Sunday, February 10, 2013

Situation "Meltdown"



Scene:  Command center of a submarine, middle of the Indian Ocean, depth 1500 feet.
Scenario:  Routine mission, all systems appear to be functioning normally, just a "day in the life", when...
Action:  A *ping* is heard in the command center and a tiny *blip* slings across the green screen.  The sonar officer checks the status of the equipment.
"Everything appears to be functioning normally", he reports matter-of-factly to the Commanding Officer.  For a moment, all attention is focused on the sonar screen waiting to see if another *blip* occurs.  Eyebrow raised, the XO issues the order.   "Run routine diagnostics and report."
"Acknowledged.  Sir, pressure in tanks appear to be at critical levels and rising.  All missiles are engaged and hot.   We appear to be at full alert and on the verge of an imminent meltdown!!  There were no warnings.  The command center was not notified that there was a "situation" in progress.  Orders, sir, we need orders now!"
And then, the command that the crew dreads:  "EMERGENCY BLOW...NOW!"  aahh-ooogga  aahh-ooogga  <red lights circle the control room as a flurry of activity begins>  With one last hesitation, the sonar officer hits the button and with a rapid blow, releases all ballast from the tanks.  The result is an immediate, rapid ascent and an impressive display of waterworks as the sub suddenly breaches the surface of the normally placid blue sea.
End Scene.

And that, my friends, is how an Emotional Meltdown occurs.  Seemingly out of the blue, it is really the result of an escalation of emotions that are being managed below the surface.  As little things come up, we poke a cork into the tiny leaks as they spring up.  And the internal pressure starts to build.  We tell ourselves that we can handle it...it will settle down in time.  Then, something (or somethings) pops up on another front...at work or at home or in a relationship or somewhere else in our life.  Another cork and the pressure gauge goes up.  Symptoms that "somethings up" get brushed aside.  *ping* Not sleeping well = lots of things to do.  *blip* Headache = lots to think about.  *ping*blip* Nervous stomach = just anxious about trying something new.

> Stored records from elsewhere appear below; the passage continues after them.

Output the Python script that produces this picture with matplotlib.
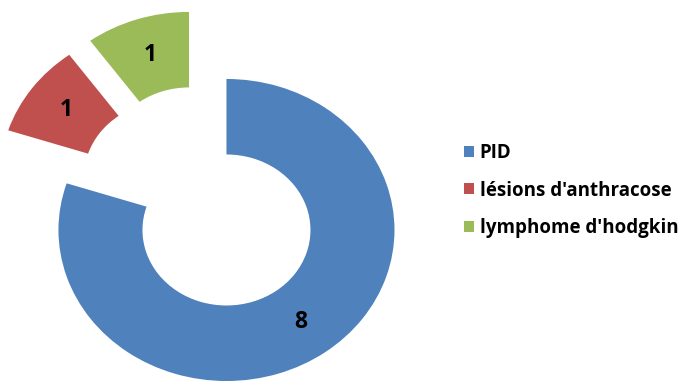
import matplotlib.pyplot as plt
from matplotlib.patches import Patch

# data
labels = ["PID", "lésions d'anthracose", "lymphome d'hodgkin"]
counts = [8, 1, 1]
colors = ["#4F81BD", "#C0504D", "#9BBB59"]

# shift of the pulled-out slices (in radius units)
offsets = [(0.0, 0.0), (-0.348, 0.351), (-0.223, 0.444)]

fig = plt.figure(figsize=(6.91, 3.81), dpi=100)
ax = fig.add_axes([0, 0, 1, 1])

wedges, texts = ax.pie(counts, colors=colors, startangle=90, counterclock=False,
                       radius=1.0, wedgeprops=dict(width=0.5, linewidth=0),
                       labels=[str(c) for c in counts], labeldistance=0.75,
                       textprops=dict(fontsize=16.5, fontweight='bold', color='black',
                                      family='Open Sans', ha='center', va='center'))

# pull out the small slices
for w, t, (dx, dy) in zip(wedges, texts, offsets):
    cx, cy = w.center
    w.set_center((cx + dx, cy + dy))
    x, y = t.get_position()
    t.set_position((x + dx, y + dy))

# stretched layout like the original picture
ax.set_aspect('auto')
ax.set_xlim(-1.348, 2.765)
ax.set_ylim(-1.0, 1.523)
ax.axis('off')

handles = [Patch(facecolor=c, edgecolor='none') for c in colors]
leg = ax.legend(handles, labels, loc='center left', bbox_to_anchor=(0.647, 0.5),
                frameon=False, handlelength=0.54, handleheight=0.54, handletextpad=0.3,
                labelspacing=0.94, prop=dict(family='Open Sans', weight='bold', size=13.5))

fig.savefig("out.png", dpi=100)
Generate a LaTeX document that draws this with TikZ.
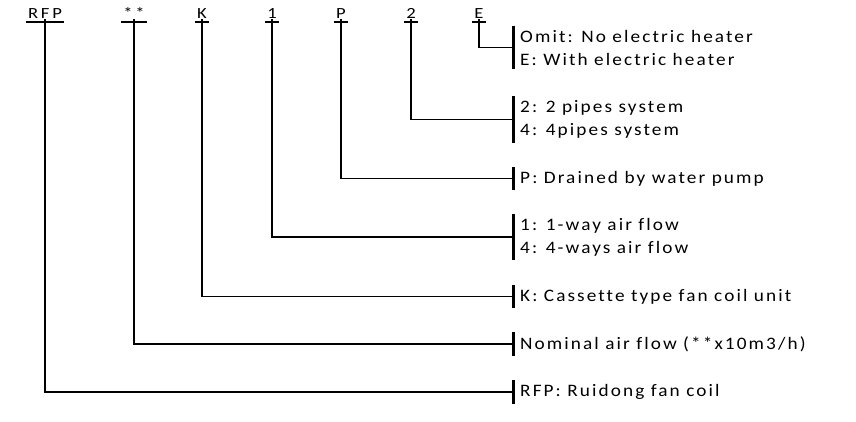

Yoga is about aligning our inner and outer selves.  Asana practice links our physical body with our emotions. I first experienced this link when doing "Torturasana" (as we fondly call the Intense and Torturous Quad Stretch at the Wall) and the emotions of agitation and anger that came up for me.  I had noticed in Savasana before...to some extent...when I would feel anxious and my mind would wind its way through a maze to find the source.  But this time, once the corks started popping out, baby, there was no stuffing them back in (not that I didn't give it a completely ineffective try).  Grace lead me to a time and place to be wrapped in love and support when *splat* I hit the wall with an "impressive display of waterworks".  That's what yoga gives us.  Support that needs no thanks.  Friends that mop up the waterworks.  Warm hugs that pop the corks at just the right time and in just the right place to help us get through something we didn't know how to manage through on our own.  Yoga shows us the way.